Answered by Shaykh Faraz Rabbani
With regard to bribes. you mainly mentioned rulers and government people. When we went to Turkey a few years ago, one of the airport workers let our luggage go through even though it was a few kilos overweight then came up to us afterwards demanding payment of a carton of cigarettes. He was really agro about it and we were worried he would make troubles so we paid him. Now in alot of countries, gifts are given to petty officials i.e. airport staff, passport stampers, generally people performing some kind of service and it’s customary to give them something so they speed your case along or process you faster or give better or preferential treatment to you. I know this is a disgusting mentality but I think it’s coz everyone’s so poor. Is it acceptable to do such things, does it constitute a bribe? What if the rights of another person won’t be infringed upon?
This falls under the category mentioned by Imam Kamal ibn al-Humam, as quoted by Ibn Abidin:
4. That which is paid to ward off fear for one’s person or wealth from the one who is being paid. This is lawful for the one paying and unlawful for the one receiving. This is because warding off harm from a Muslim is obligatory and it is not allowed to receive money to perform that which is obligatory…
If the money given is the only way to reasonably ensure the your rights or ward of undue harm, then it would be allowed to pay it.
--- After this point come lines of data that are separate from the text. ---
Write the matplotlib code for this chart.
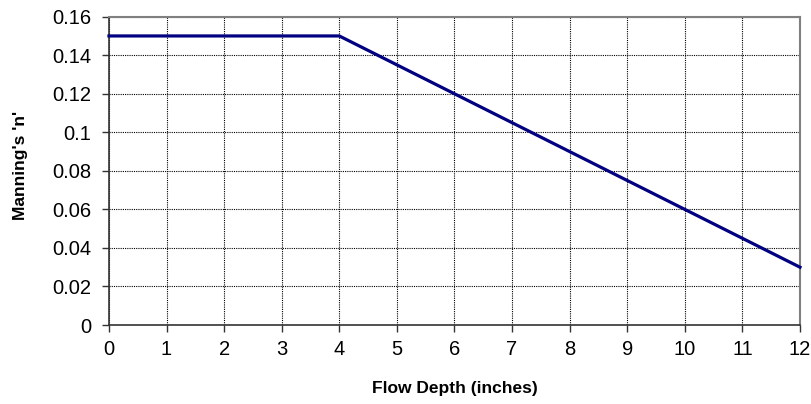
import matplotlib
matplotlib.use("Agg")
import matplotlib.pyplot as plt

plt.rcParams['font.family'] = ['Liberation Sans', 'DejaVu Sans']

# data
depth_in = [0, 4, 12]
mannings_n = [0.15, 0.15, 0.03]
x_ticks = list(range(0, 13))
y_ticks = [0, 0.02, 0.04, 0.06, 0.08, 0.1, 0.12, 0.14, 0.16]
y_tick_labels = ['0', '0.02', '0.04', '0.06', '0.08', '0.1', '0.12', '0.14', '0.16']

fig = plt.figure(figsize=(8.12, 4.04), dpi=100)
ax = fig.add_axes([0.1342, 0.1955, 0.851, 0.7632])

ax.plot(depth_in, mannings_n, color='#000080', lw=2.3, solid_joinstyle='miter', zorder=3, clip_on=False)

ax.set_xlim(0, 12)
ax.set_ylim(0, 0.16)
ax.set_xticks(x_ticks)
ax.set_yticks(y_ticks)
ax.set_yticklabels(y_tick_labels)
ax.tick_params(labelsize=14.5, direction='out', length=5, width=1, color='#333333')
ax.tick_params(axis='y', pad=8)
ax.tick_params(axis='x', pad=6)

ax.grid(True, color='black', linestyle=(0, (1, 1)), linewidth=0.8)
ax.set_axisbelow(True)

for s in ['top', 'right']:
    ax.spines[s].set_color('#808080')
    ax.spines[s].set_linewidth(1.5)
for s in ['left', 'bottom']:
    ax.spines[s].set_color('#333333')
    ax.spines[s].set_linewidth(1.2)

ax.set_xlabel('Flow Depth (inches)', fontsize=12.5, fontweight='bold', va='center')
ax.set_ylabel("Manning's 'n'", fontsize=12.5, fontweight='bold', va='center')
ax.xaxis.set_label_coords(0.5, -0.205)
ax.yaxis.set_label_coords(-0.128, 0.516)

fig.savefig('out.png', dpi=100)
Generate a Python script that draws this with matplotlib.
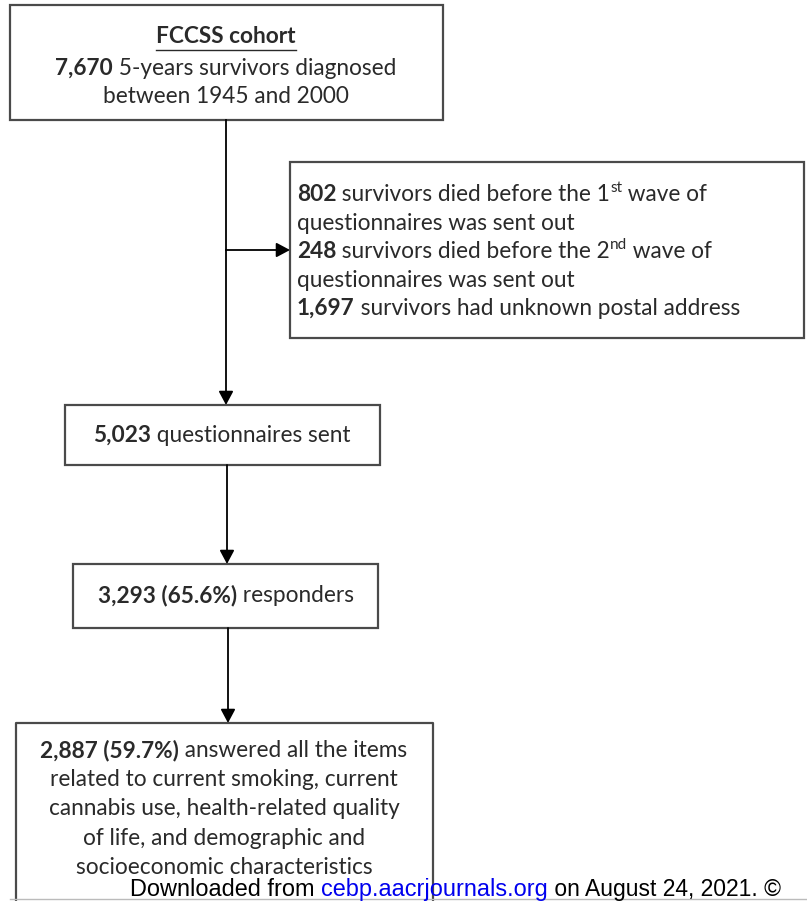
import matplotlib
matplotlib.use("Agg")
import matplotlib.pyplot as plt
from matplotlib.patches import Rectangle, FancyArrowPatch

# ---- data (flowchart content) ----
cohort_title = "FCCSS cohort"
cohort_n = "7,670"
cohort_lines = [[(cohort_n, True, False), (" 5-years survivors diagnosed", False, False)],
                [("between 1945 and 2000", False, False)]]
excl_counts = ["802", "248", "1,697"]
excl_lines = [
    [(excl_counts[0], True, False), (" survivors died before the 1", False, False), ("st", False, True), (" wave of", False, False)],
    [("questionnaires was sent out", False, False)],
    [(excl_counts[1], True, False), (" survivors died before the 2", False, False), ("nd", False, True), (" wave of", False, False)],
    [("questionnaires was sent out", False, False)],
    [(excl_counts[2], True, False), (" survivors had unknown postal address", False, False)],
]
sent_n = "5,023"
resp_n, resp_pct = "3,293", "65.6%"
final_n, final_pct = "2,887", "59.7%"
final_lines = [
    [(f"{final_n} ({final_pct})", True, False), (" answered all the items", False, False)],
    [("related to current smoking, current", False, False)],
    [("cannabis use, health-related quality", False, False)],
    [("of life, and demographic and", False, False)],
    [("socioeconomic characteristics", False, False)],
]

W, H = 807, 901
FONT = ["Lato", "DejaVu Sans"]
FS = 16.3
TXT = "#2a2a2a"
EDGE = "#4a4a4a"

fig = plt.figure(figsize=(W / 100, H / 100), dpi=100)
ax = fig.add_axes([0, 0, 1, 1])
ax.set_xlim(0, W)
ax.set_ylim(H, 0)
ax.axis("off")
renderer = fig.canvas.get_renderer()


def runs_line(x, y, runs, align="center", fs=FS, color=TXT, family=FONT):
    arts = []
    cur = x
    for text, bold, sup in runs:
        size = fs * 0.68 if sup else fs
        yy = y - fs * 0.55 if sup else y
        t = ax.text(cur, yy, text, fontsize=size, fontweight="bold" if bold else "normal",
                    family=family, color=color, ha="left", va="baseline")
        bb = t.get_window_extent(renderer)
        cur += bb.width
        arts.append(t)
    total = cur - x
    if align == "center":
        for t in arts:
            px, py = t.get_position()
            t.set_position((px - total / 2, py))
    return arts, total


def box(x0, y0, x1, y1, bottom=True):
    if bottom:
        ax.add_patch(Rectangle((x0, y0), x1 - x0, y1 - y0, fill=False, ec=EDGE, lw=1.6))
    else:
        ax.plot([x0, x0, x1, x1], [y1, y0, y0, y1], color=EDGE, lw=1.6, solid_capstyle="butt")


def arrow(x0, y0, x1, y1):
    ax.add_patch(FancyArrowPatch((x0, y0), (x1, y1), arrowstyle="-|>,head_length=0.75,head_width=0.4",
                                 mutation_scale=11, color="black", lw=1.3, shrinkA=0, shrinkB=0))

# Box 1
box(10, 5, 443, 120)
arts, wd = runs_line(226, 43, [(cohort_title, True, False)])
ax.plot([226 - wd / 2, 226 + wd / 2], [50, 50], color=TXT, lw=1.0)
for (yb, ln) in zip([75, 103], cohort_lines):
    runs_line(226, yb, ln)

# vertical connector & branch
ax.plot([226, 226], [120, 250], color="black", lw=1.3)
arrow(226, 250, 226, 405)
arrow(226, 250, 290, 250)

# Box 2
box(290, 162, 804, 338)
for yb, ln in zip([201, 230, 258, 287, 315], excl_lines):
    runs_line(297, yb, ln, align="left")

# Box 3
box(65, 405, 380, 465)
runs_line(222, 442, [(sent_n, True, False), (" questionnaires sent", False, False)])
arrow(227, 465, 227, 564)

# Box 4
box(73, 564, 378, 628)
runs_line(226, 602, [(f"{resp_n} ({resp_pct})", True, False), (" responders", False, False)])
arrow(228, 628, 228, 723)

# Box 5 (cut at bottom)
box(16, 723, 433, 905, bottom=False)
for yb, ln in zip([757, 786, 815, 845, 874], final_lines):
    runs_line(224, yb, ln)

# bottom watermark line
ax.plot([10, 807], [899, 899], color="#bbbbbb", lw=1.0)
DL = ["Liberation Sans", "DejaVu Sans"]
DFS = 16.9
BY = 896
arts, w1 = runs_line(130, BY, [("Downloaded from ", False, False)], align="left", fs=DFS, color="black", family=DL)
x1 = 130 + w1
a2, w2 = runs_line(x1, BY, [("cebp.aacrjournals.org", False, False)], align="left", fs=DFS, color="#0000ee", family=DL)
runs_line(x1 + w2, BY, [(" on August 24, 2021. \u00a9", False, False)], align="left", fs=DFS - 0.4, color="black", family=DL)

fig.savefig("out.png", dpi=100)
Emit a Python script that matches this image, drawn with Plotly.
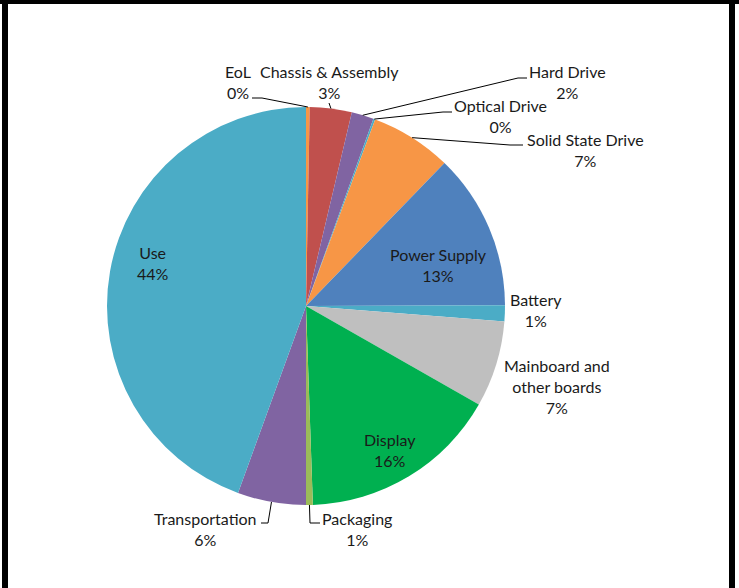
import math
import plotly.graph_objects as go

# ---- data ----
categories = ["EoL", "Chassis & Assembly", "Hard Drive", "Optical Drive", "Solid State Drive",
              "Power Supply", "Battery", "Mainboard and<br>other boards", "Display", "Packaging",
              "Transportation", "Use"]
values = [0.3, 3.4, 1.8, 0.15, 6.6, 12.7, 1.3, 7.0, 16.2, 0.55, 5.55, 44.45]
pct_labels = ["0%", "3%", "2%", "0%", "7%", "13%", "1%", "7%", "16%", "1%", "6%", "44%"]
colors = ["#F79646", "#C0504D", "#8064A2", "#4BACC6", "#F79646", "#4F81BD", "#4BACC6",
          "#BFBFBF", "#00B050", "#9BBB59", "#8064A2", "#4BACC6"]

# ---- layout constants (pixels) ----
W, H = 739, 588
cx, cy, R = 306, 306, 199
label_pos = [(238, 82), (329, 82), (567, 82), (500, 116), (585, 150),
             (438, 265), (536, 310.5), (557, 386), (390, 450), (357, 529),
             (205, 529), (153, 263)]
# leader-line elbow points (outer end first); None = no leader line
leaders = [[(252, 98), (262, 98)], [(329, 103)], [(527, 78), (518, 78)],
           [(452, 112), (443, 112)], [(523, 145), (510, 145)], None, None, None, None,
           [(320, 523), (310, 523)], [(261, 523), (268, 523)], None]

def px(x):
    return x / W

def py(y):
    return 1 - y / H

fig = go.Figure(go.Pie(
    labels=categories, values=values, sort=False, direction="clockwise", rotation=0,
    marker=dict(colors=colors, line=dict(width=0)), textinfo="none", hoverinfo="label+percent",
    showlegend=False,
    domain=dict(x=[px(cx - R), px(cx + R)], y=[py(cy + R), py(cy - R)]),
))

total = sum(values)
cum = 0.0
shapes = []
annotations = []
for i, (cat, v) in enumerate(zip(categories, values)):
    mid = (cum + v / 2) / total
    cum += v
    ang = 2 * math.pi * mid
    ix, iy = cx + R * math.sin(ang), cy - R * math.cos(ang)
    lx, ly = label_pos[i]
    annotations.append(dict(
        x=px(lx), y=py(ly), xref="paper", yref="paper", xanchor="center", yanchor="middle",
        text=cat + "<br>" + pct_labels[i], showarrow=False, align="center",
        font=dict(family="Lato", size=16, color="#1a1a1a"),
    ))
    if leaders[i]:
        pts = leaders[i] + [(ix, iy)]
        path = "M " + " L ".join(f"{px(x)},{py(y)}" for x, y in pts)
        shapes.append(dict(type="path", xref="paper", yref="paper", path=path,
                           line=dict(color="#000000", width=1)))

# black frame edges
for x0, y0, x1, y1 in [(0, 0, W, 4), (2, 0, 8, H), (729, 0, 735, H)]:
    shapes.append(dict(type="rect", xref="paper", yref="paper", x0=px(x0), x1=px(x1),
                       y0=py(y1), y1=py(y0), fillcolor="#000000", line=dict(width=0)))

fig.update_layout(width=W, height=H, autosize=False, margin=dict(l=0, r=0, t=0, b=0),
                  paper_bgcolor="white", plot_bgcolor="white",
                  shapes=shapes, annotations=annotations)
fig.write_html("out.html", config={"displayModeBar": False},
               post_script="document.body.style.margin='0';document.body.style.overflow='hidden';")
But one has to be reasonable sure that this is the case; otherwise, it would fall under the unlawful bribes.
One should be careful that one does not employ bribes merely to ‘get it done faster’ in cases were there is a due process, even if it may seem slow to one, because the default with regards to bribes is impermissibility.
It is worst when such seemingly reasonable bribes infringe upon or vitiate the rights of others.